- **Supplied information**
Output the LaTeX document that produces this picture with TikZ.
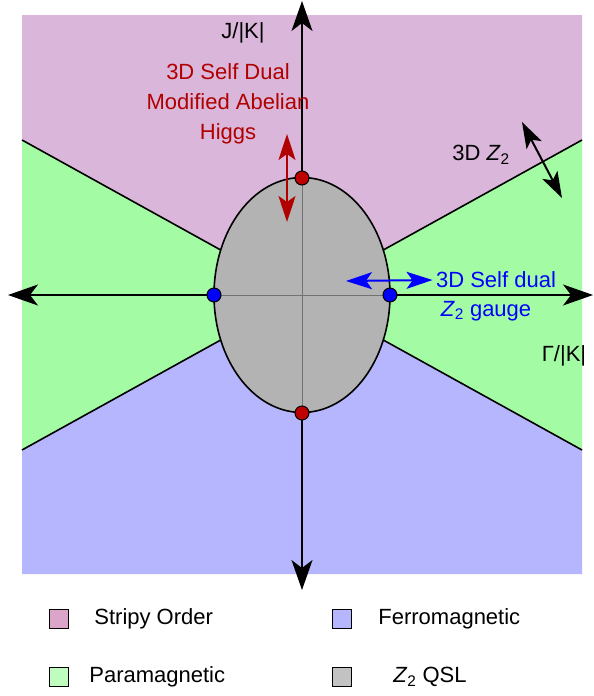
\documentclass[tikz,border=0pt]{standalone}
\usepackage{fontspec}
\setmainfont{Liberation Sans}
\usetikzlibrary{arrows.meta,positioning}
\definecolor{stripycol}{RGB}{218,182,218}
\definecolor{paracol}{RGB}{163,252,163}
\definecolor{ferrocol}{RGB}{182,182,255}
\definecolor{qslcol}{RGB}{179,179,179}
\definecolor{darkred}{RGB}{176,0,0}
\definecolor{dotred}{RGB}{190,0,0}
\tikzset{
  bigtip/.tip={Stealth[length=30pt,width=21pt,inset=8pt]},
  smalltip/.tip={Stealth[length=26pt,width=17pt,inset=6pt]},
  axisline/.style={line width=1.2pt,bigtip-bigtip},
  border/.style={line width=1.6pt},
  twoway/.style={line width=2pt,smalltip-smalltip},
  pdot/.style={circle,draw=black,line width=1pt,minimum size=14pt,inner sep=0pt},
  legbox/.style={draw=black,line width=1.4pt,minimum size=19pt,inner sep=0pt},
  legtext/.style={inner sep=0pt,anchor=west},
}
\begin{document}
\begin{tikzpicture}[x=1pt,y=-1pt,font=\fontsize{22}{30}\selectfont]
\useasboundingbox (0,0) rectangle (594,696);
        %regions
        \coordinate (O) at (302,295);
        \coordinate (ul) at (22,140);
        \coordinate (ll) at (22,450);
        \coordinate (ur) at (582,140);
        \coordinate (lr) at (582,450);
        \fill[stripycol] (22,15) -- (582,15) -- (ur) -- (O) -- (ul) -- cycle;
        \fill[paracol] (ul) -- (O) -- (ll) -- cycle;
        \fill[paracol] (ur) -- (O) -- (lr) -- cycle;
        \fill[ferrocol] (ll) -- (O) -- (lr) -- (582,574) -- (22,574) -- cycle;
        \draw[border] (ul) -- (O) -- (ur);
        \draw[border] (ll) -- (O) -- (lr);
        %axes
        \coordinate (xl) at (8,295);
        \coordinate (xr) at (593,295);
        \coordinate (yt) at (302,1);
        \coordinate (yb) at (302,590);
        \draw[axisline] (xl) -- (xr);
        \draw[axisline] (yb) -- (yt);
        %QSL
        \fill[qslcol] (O) ellipse [x radius=88, y radius=117.5];
        \begin{scope}
          \clip (O) ellipse [x radius=88, y radius=117.5];
          \draw[gray!90!black,line width=1pt] (xl) -- (xr);
          \draw[gray!90!black,line width=1pt] (yt) -- (yb);
        \end{scope}
        \draw[border] (O) ellipse [x radius=88, y radius=117.5];
        %points
        \node[pdot,fill=dotred] (ptop) at (302,178) {};
        \node[pdot,fill=dotred] (pbot) at (302,413) {};
        \node[pdot,fill=blue] (pleft) at (214,295) {};
        \node[pdot,fill=blue] (pright) at (390,295) {};
        %label
        \node (jlab) at (243,33) {J/|K|};
        \node (glab) at (564,356) {Γ/|K|};
        \node[text=darkred,align=center] (higgs) at (228,104) {3D Self Dual\\Modified Abelian\\Higgs};
        \node (zz) at (481,155) {3D \textit{Z}\textsubscript{2}};
        \node[text=blue] (sdual) at (496,280) {3D Self dual};
        \node[text=blue] (gauge) at (486,311) {\textit{Z}\textsubscript{2} gauge};
        %arrows
        \coordinate (rtop) at (287,134);
        \coordinate (rbot) at (287,222);
        \draw[twoway,darkred] (rtop) -- (rbot);
        \coordinate (bleft) at (346,281);
        \draw[twoway,blue] (bleft) -- (sdual.west);
        \coordinate (ktop) at (522,122);
        \coordinate (kbot) at (562,198);
        \draw[twoway,black] (ktop) -- (kbot);
        %legend
        \node[legbox,fill=stripycol!85!purple!90] (sqstripy) at (59,619) {};
        \node[legbox,fill=paracol!70!white] (sqpara) at (59,677) {};
        \node[legbox,fill=ferrocol] (sqferro) at (342,619) {};
        \node[legbox,fill=qslcol!80!white] (sqqsl) at (342,677) {};
        \node[legtext,right=25pt of sqstripy] (tstripy) {Stripy Order};
        \node[legtext,right=20pt of sqpara] (tpara) {Paramagnetic};
        \node[legtext,right=26pt of sqferro] (tferro) {Ferromagnetic};
        \node[legtext,right=41pt of sqqsl] (tqsl) {\textit{Z}\textsubscript{2} QSL};
\end{tikzpicture}
\end{document}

- **Problem**
Return all of the data exactly as written, and drop the pictures.

- **The reply**
Output the LaTeX document that produces this picture with TikZ.
\documentclass[tikz,border=0pt]{standalone}
\usepackage{fontspec}
\setmainfont{Liberation Sans}
\usetikzlibrary{arrows.meta,positioning}
\definecolor{stripycol}{RGB}{218,182,218}
\definecolor{paracol}{RGB}{163,252,163}
\definecolor{ferrocol}{RGB}{182,182,255}
\definecolor{qslcol}{RGB}{179,179,179}
\definecolor{darkred}{RGB}{176,0,0}
\definecolor{dotred}{RGB}{190,0,0}
\tikzset{
  bigtip/.tip={Stealth[length=30pt,width=21pt,inset=8pt]},
  smalltip/.tip={Stealth[length=26pt,width=17pt,inset=6pt]},
  axisline/.style={line width=1.2pt,bigtip-bigtip},
  border/.style={line width=1.6pt},
  twoway/.style={line width=2pt,smalltip-smalltip},
  pdot/.style={circle,draw=black,line width=1pt,minimum size=14pt,inner sep=0pt},
  legbox/.style={draw=black,line width=1.4pt,minimum size=19pt,inner sep=0pt},
  legtext/.style={inner sep=0pt,anchor=west},
}
\begin{document}
\begin{tikzpicture}[x=1pt,y=-1pt,font=\fontsize{22}{30}\selectfont]
\useasboundingbox (0,0) rectangle (594,696);
        %regions
        \coordinate (O) at (302,295);
        \coordinate (ul) at (22,140);
        \coordinate (ll) at (22,450);
        \coordinate (ur) at (582,140);
        \coordinate (lr) at (582,450);
        \fill[stripycol] (22,15) -- (582,15) -- (ur) -- (O) -- (ul) -- cycle;
        \fill[paracol] (ul) -- (O) -- (ll) -- cycle;
        \fill[paracol] (ur) -- (O) -- (lr) -- cycle;
        \fill[ferrocol] (ll) -- (O) -- (lr) -- (582,574) -- (22,574) -- cycle;
        \draw[border] (ul) -- (O) -- (ur);
        \draw[border] (ll) -- (O) -- (lr);
        %axes
        \coordinate (xl) at (8,295);
        \coordinate (xr) at (593,295);
        \coordinate (yt) at (302,1);
        \coordinate (yb) at (302,590);
        \draw[axisline] (xl) -- (xr);
        \draw[axisline] (yb) -- (yt);
        %QSL
        \fill[qslcol] (O) ellipse [x radius=88, y radius=117.5];
        \begin{scope}
          \clip (O) ellipse [x radius=88, y radius=117.5];
          \draw[gray!90!black,line width=1pt] (xl) -- (xr);
          \draw[gray!90!black,line width=1pt] (yt) -- (yb);
        \end{scope}
        \draw[border] (O) ellipse [x radius=88, y radius=117.5];
        %points
        \node[pdot,fill=dotred] (ptop) at (302,178) {};
        \node[pdot,fill=dotred] (pbot) at (302,413) {};
        \node[pdot,fill=blue] (pleft) at (214,295) {};
        \node[pdot,fill=blue] (pright) at (390,295) {};
        %label
        \node (jlab) at (243,33) {J/|K|};
        \node (glab) at (564,356) {Γ/|K|};
        \node[text=darkred,align=center] (higgs) at (228,104) {3D Self Dual\\Modified Abelian\\Higgs};
        \node (zz) at (481,155) {3D \textit{Z}\textsubscript{2}};
        \node[text=blue] (sdual) at (496,280) {3D Self dual};
        \node[text=blue] (gauge) at (486,311) {\textit{Z}\textsubscript{2} gauge};
        %arrows
        \coordinate (rtop) at (287,134);
        \coordinate (rbot) at (287,222);
        \draw[twoway,darkred] (rtop) -- (rbot);
        \coordinate (bleft) at (346,281);
        \draw[twoway,blue] (bleft) -- (sdual.west);
        \coordinate (ktop) at (522,122);
        \coordinate (kbot) at (562,198);
        \draw[twoway,black] (ktop) -- (kbot);
        %legend
        \node[legbox,fill=stripycol!85!purple!90] (sqstripy) at (59,619) {};
        \node[legbox,fill=paracol!70!white] (sqpara) at (59,677) {};
        \node[legbox,fill=ferrocol] (sqferro) at (342,619) {};
        \node[legbox,fill=qslcol!80!white] (sqqsl) at (342,677) {};
        \node[legtext,right=25pt of sqstripy] (tstripy) {Stripy Order};
        \node[legtext,right=20pt of sqpara] (tpara) {Paramagnetic};
        \node[legtext,right=26pt of sqferro] (tferro) {Ferromagnetic};
        \node[legtext,right=41pt of sqqsl] (tqsl) {\textit{Z}\textsubscript{2} QSL};
\end{tikzpicture}
\end{document}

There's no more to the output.